INFORMATION PROVIDED =
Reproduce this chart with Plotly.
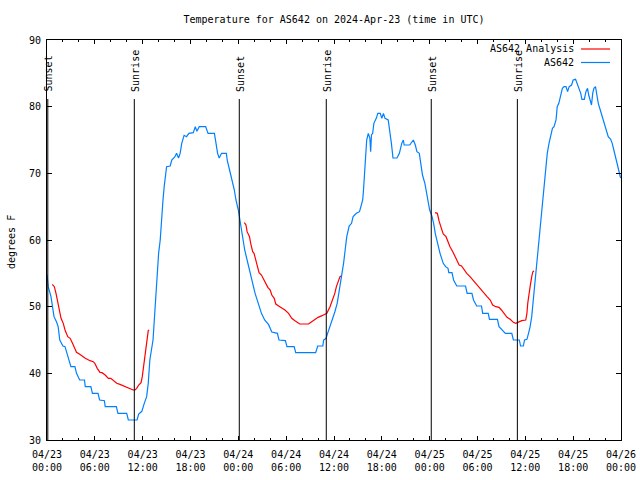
import datetime as dt
import plotly.graph_objects as go

BASE = dt.datetime(2024, 4, 23, 0, 0)

# AS642 observed temperature (hours since 2024-04-23 00:00 UTC, degrees F)
obs_hours = [0.0, 0.15, 0.5, 0.72, 0.88, 1.2, 1.4, 1.6, 2.0, 2.26, 2.5, 2.7, 3.0, 3.5, 3.7, 4.1, 4.7, 4.8, 5.5, 5.7,
             6.4, 6.6, 7.2, 7.3, 8.7, 8.9, 10.0, 10.2, 11.3, 11.5, 11.9, 12.2, 12.5, 12.7, 12.9, 13.3, 13.5, 13.8,
             14.0, 14.2, 14.3, 14.45, 14.55, 14.7, 14.85, 15.0, 15.45, 15.65, 16.05, 16.25, 16.5, 16.7, 16.9, 17.2,
             17.5, 17.8, 18.35, 18.6, 18.8, 19.1, 19.9, 20.2, 21.0, 21.2, 21.4, 21.6, 21.9, 22.5, 22.6, 22.9, 23.2,
             23.5, 23.7, 24.0, 24.2, 24.4, 24.6, 24.8, 25.1, 25.4, 25.7, 26.1, 26.5, 26.9, 27.3, 27.8, 28.2, 28.9,
             29.1, 29.9, 30.1, 31.0, 31.2, 33.7, 33.96, 34.6, 34.7, 35.0, 35.2, 35.5, 35.8, 36.1, 36.4, 36.75, 37.0,
             37.2, 37.4, 37.6, 37.9, 38.2, 38.4, 38.8, 39.2, 39.35, 39.6, 39.7, 39.8, 39.9, 40.1, 40.3, 40.5, 40.6,
             40.7, 40.85, 41.0, 41.3, 41.5, 41.8, 42.0, 42.2, 42.4, 42.8, 43.0, 43.2, 43.4, 43.9, 44.2, 44.5, 44.7,
             44.8, 45.5, 45.95, 46.2, 46.4, 46.7, 46.9, 47.1, 47.4, 47.6, 47.8, 48.0, 48.3, 48.5, 48.7, 48.9, 49.1,
             49.3, 49.7, 50.0, 50.3, 50.4, 50.8, 51.0, 51.4, 52.5, 52.7, 53.3, 53.5, 53.9, 54.5, 54.65, 55.35, 55.5,
             56.5, 56.7, 57.5, 58.3, 58.5, 59.25, 59.4, 59.75, 59.9, 60.2, 60.4, 60.6, 60.8, 61.0, 61.2, 61.4, 61.6,
             61.8, 62.05, 62.2, 62.35, 62.55, 62.75, 62.97, 63.2, 63.4, 63.6, 63.85, 64.0, 64.2, 64.4, 64.65, 64.85,
             65.1, 65.3, 65.5, 65.8, 66.0, 66.3, 66.5, 66.7, 66.95, 67.1, 67.4, 67.6, 67.8, 67.95, 68.1, 68.3, 68.45,
             68.6, 68.8, 68.95, 69.15, 69.4, 69.6, 69.8, 70.0, 70.2, 70.4, 70.7, 70.9, 71.1, 71.3, 71.5, 71.7, 71.95]
obs_temp = [54.8, 53, 51.5, 50, 48.5, 47.7, 47, 45, 44.1, 44, 43, 42.1, 41, 41, 40, 39, 39, 38, 38, 37,
            37, 36, 35.9, 35, 35, 34, 34, 33, 33, 33.9, 34.3, 35.5, 36.5, 38.5, 42, 45, 49, 55,
            58, 60, 62, 64, 66, 68, 70, 71, 71.1, 72, 72.5, 73, 72.3, 73, 74.5, 75.7,
            75.5, 76, 76.1, 77, 76.3, 77, 77, 76, 76, 74.5, 73, 72.3, 73, 73, 72, 70.5, 69,
            67.5, 66, 64.5, 63, 61.5, 60, 58.5, 57, 55.5, 54, 52, 50.5, 49, 48, 47.3, 46.2, 46,
            45, 44.9, 44, 44, 43.1, 43.1, 44.1, 44.1, 45, 45.25, 46, 47, 48, 49.2, 50.5, 53, 55,
            56.5, 58.5, 60.5, 62.1, 62.5, 63.5, 64, 64.25, 65, 66, 67.5, 69.5, 72, 75, 76, 75.25, 73.25,
            75.75, 76, 77.5, 78.25, 79, 79, 78.25, 79, 78.25, 78, 76.5, 74.5, 72.3, 72.3, 73, 74.5, 75,
            74.25, 74.25, 75, 74.25, 73.25, 73, 71.5, 69.75, 68.5, 67, 65.5, 64.5, 63.5, 62.5, 61, 60, 59,
            58, 56.5, 56, 55.75, 55.1, 55.1, 54, 53.1, 53.1, 52, 52, 51, 50.1, 50.1, 49, 49, 48.1,
            48.1, 47, 46, 46, 45, 45, 44.1, 44.1, 45, 45.1, 46, 47, 48.5, 51, 53.5, 57, 59.5,
            62, 64.5, 66, 68, 70.5, 73, 74.5, 75.5, 76.75, 77, 78, 80, 80.5, 81.5, 82.75, 83,
            83, 82.25, 83, 83.25, 84, 84.1, 83.5, 83, 82, 81.1, 81.1, 82.25, 82.75, 81.75, 81, 80.25, 82,
            82.75, 83, 82, 80.5, 79.5, 78.75, 78, 77, 76.25, 75.5, 75.1, 74.5, 73.5, 72.5, 71.5, 70.25, 69.3]

# AS642 Analysis (three nightly segments, None = gap)
ana_hours = [0.66, 0.92, 1.13, 1.3, 1.5, 1.76, 2.04, 2.26, 2.6, 2.9, 3.2, 3.5, 3.7, 4.1, 4.55, 4.8, 5.4, 5.8, 6.0,
             6.3, 6.65, 6.9, 7.3, 7.7, 8.0, 8.3, 8.75, 9.15, 9.6, 10.0, 10.4, 10.8, 11.04, 11.25, 11.5, 11.8, 11.95,
             12.1, 12.3, 12.4, 12.6, 12.7, 12.8, 18.0,
             24.75, 24.96, 25.1, 25.4, 25.55, 25.8, 25.97, 26.2, 26.4, 26.6, 26.9, 27.2, 27.5, 27.7, 28.0, 28.2,
             28.5, 28.7, 29.2, 29.85, 30.3, 30.7, 31.1, 31.7, 32.15, 32.8, 33.2, 33.6, 34.0, 34.5, 34.9, 35.1,
             35.5, 35.8, 36.1, 36.3, 36.5, 36.75, 36.9, 42.0,
             48.67, 48.96, 49.2, 49.5, 49.7, 50.05, 50.3, 50.55, 50.9, 51.2, 51.5, 51.7, 52.0, 52.3, 52.65, 53.06,
             53.4, 53.7, 54.1, 54.5, 54.85, 55.2, 55.6, 55.9, 56.3, 56.7, 57.0, 57.3, 57.7, 58.1, 58.5, 58.8,
             59.25, 59.55, 60.05, 60.2, 60.3, 60.4, 60.6, 60.8, 60.95, 61.1]
ana_temp = [53.35, 53, 52, 51, 49.5, 48.25, 47.5, 46.5, 45.5, 45.25, 44.5, 43.5, 43.15, 42.85, 42.4, 42.25, 41.9,
            41.75, 41.5, 40.75, 40.15, 40.1, 39.75, 39.25, 39.25, 38.9, 38.5, 38.35, 38.1, 37.9, 37.65, 37.5,
            37.5, 37.75, 38.25, 38.6, 39.5, 41, 42.5, 43.75, 45.5, 46.4, 46.5, None,
            62.6, 62.25, 61.25, 60.5, 59.5, 58.25, 58, 57, 56, 55.1, 54.75, 54, 53.35, 52.9, 52.5, 51.75,
            51.25, 50.4, 50, 49.5, 49, 48.25, 47.9, 47.4, 47.4, 47.4, 47.75, 48.1, 48.4, 48.65, 48.85, 49,
            50, 51, 52, 53, 53.75, 54.5, 54.6, None,
            64.1, 64, 62.75, 61.5, 60.9, 60.5, 59.75, 59, 58.25, 57.5, 56.75, 56.25, 56.1, 55.5, 55, 54.5,
            54, 53.6, 53.1, 52.5, 52, 51.5, 51, 50.25, 50, 49.9, 49.5, 49, 48.4, 48.1, 47.65, 47.5,
            47.75, 47.9, 48, 49, 50.5, 51.5, 53, 54.5, 55.25, 55.35]

sun_hours = [0.1, 10.95, 24.12, 35.03, 48.2, 59.0]
sun_labels = ["Sunset", "Sunrise", "Sunset", "Sunrise", "Sunset", "Sunrise"]

tick_hours = [0, 6, 12, 18, 24, 30, 36, 42, 48, 54, 60, 66, 72]
tick_labels = ["04/23<br>00:00", "04/23<br>06:00", "04/23<br>12:00", "04/23<br>18:00",
               "04/24<br>00:00", "04/24<br>06:00", "04/24<br>12:00", "04/24<br>18:00",
               "04/25<br>00:00", "04/25<br>06:00", "04/25<br>12:00", "04/25<br>18:00",
               "04/26<br>00:00"]
y_ticks = [30, 40, 50, 60, 70, 80, 90]

RED = "#ff0000"
BLUE = "#0080ff"
FONT = "DejaVu Sans Mono"

L, R, T, B = 47, 19, 40, 40
PW, PH = 640 - L - R, 480 - T - B


def t(h):
    return BASE + dt.timedelta(hours=h)


def px_x(px):
    return (px - L) / PW


def px_y(py):
    return 1 - (py - T) / PH


fig = go.Figure()
fig.add_trace(go.Scatter(x=[t(h) for h in ana_hours], y=ana_temp, mode="lines",
                         line=dict(color=RED, width=1.2), connectgaps=False,
                         name="AS642 Analysis", showlegend=False))
fig.add_trace(go.Scatter(x=[t(h) for h in obs_hours], y=obs_temp, mode="lines",
                         line=dict(color=BLUE, width=1.2), name="AS642", showlegend=False))

shapes = []
annotations = []
LINE_TOP = 81.15
for h, lab in zip(sun_hours, sun_labels):
    shapes.append(dict(type="line", xref="x", yref="y", x0=t(h), x1=t(h), y0=30, y1=LINE_TOP,
                       line=dict(color="black", width=1)))
    annotations.append(dict(x=t(h), y=82.1, xref="x", yref="y", text=lab, textangle=-90,
                            showarrow=False, xanchor="center", yanchor="bottom", xshift=1,
                            font=dict(family=FONT, size=10, color="black"), borderpad=0))

# legend (text then line sample, gnuplot style)
for i, (name, col) in enumerate([("AS642 Analysis", RED), ("AS642", BLUE)]):
    yp = px_y(49 + 13.5 * i)
    annotations.append(dict(x=px_x(575), y=yp, xref="paper", yref="paper", text=name,
                            showarrow=False, xanchor="right", yanchor="middle", borderpad=0,
                            font=dict(family=FONT, size=10, color="black")))
    shapes.append(dict(type="line", xref="paper", yref="paper", x0=px_x(581), x1=px_x(610),
                       y0=yp, y1=yp, line=dict(color=col, width=1.2)))

# y axis title
annotations.append(dict(x=px_x(11), y=px_y(242), xref="paper", yref="paper", text="degrees F",
                        textangle=-90, showarrow=False, xanchor="center", yanchor="middle",
                        font=dict(family=FONT, size=10, color="black"), borderpad=0))

fig.update_layout(
    width=640, height=480,
    margin=dict(l=L, r=R, t=T, b=B, autoexpand=False),
    paper_bgcolor="white", plot_bgcolor="white",
    font=dict(family=FONT, size=10, color="black"),
    title=dict(text="Temperature for AS642 on 2024-Apr-23 (time in UTC)", x=0.5, xref="paper",
               xanchor="center", y=1 - 19 / 480, yanchor="middle",
               font=dict(family=FONT, size=10, color="black")),
    shapes=shapes, annotations=annotations, showlegend=False,
)
fig.update_xaxes(range=[t(0), t(72)], tickvals=[t(h) for h in tick_hours], ticktext=tick_labels,
                 automargin=False, showgrid=False, zeroline=False, showline=True, linecolor="black",
                 linewidth=1, mirror="allticks", ticks="inside", ticklen=4, tickcolor="black",
                 ticklabelstandoff=5,
                 minor=dict(dtick=2 * 3600 * 1000, ticks="inside", ticklen=2, tickcolor="black",
                            showgrid=False),
                 tickfont=dict(family=FONT, size=10))
fig.update_yaxes(range=[30, 90], tickvals=y_ticks, automargin=False, showgrid=False, zeroline=False,
                 showline=True, linecolor="black", linewidth=1, mirror="allticks", ticks="inside",
                 ticklen=5, tickcolor="black", ticklabelstandoff=3, tickfont=dict(family=FONT, size=10))

fig.write_html("out.html")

BRIEF = Reproduce the data above word for word from its first line through the line that holds "BASE = dt.datetime(2024, 4, 23, 0, 0)", both ends included; skip pictures.

FINAL RESULT =
Reproduce this chart with Plotly.
import datetime as dt
import plotly.graph_objects as go

BASE = dt.datetime(2024, 4, 23, 0, 0)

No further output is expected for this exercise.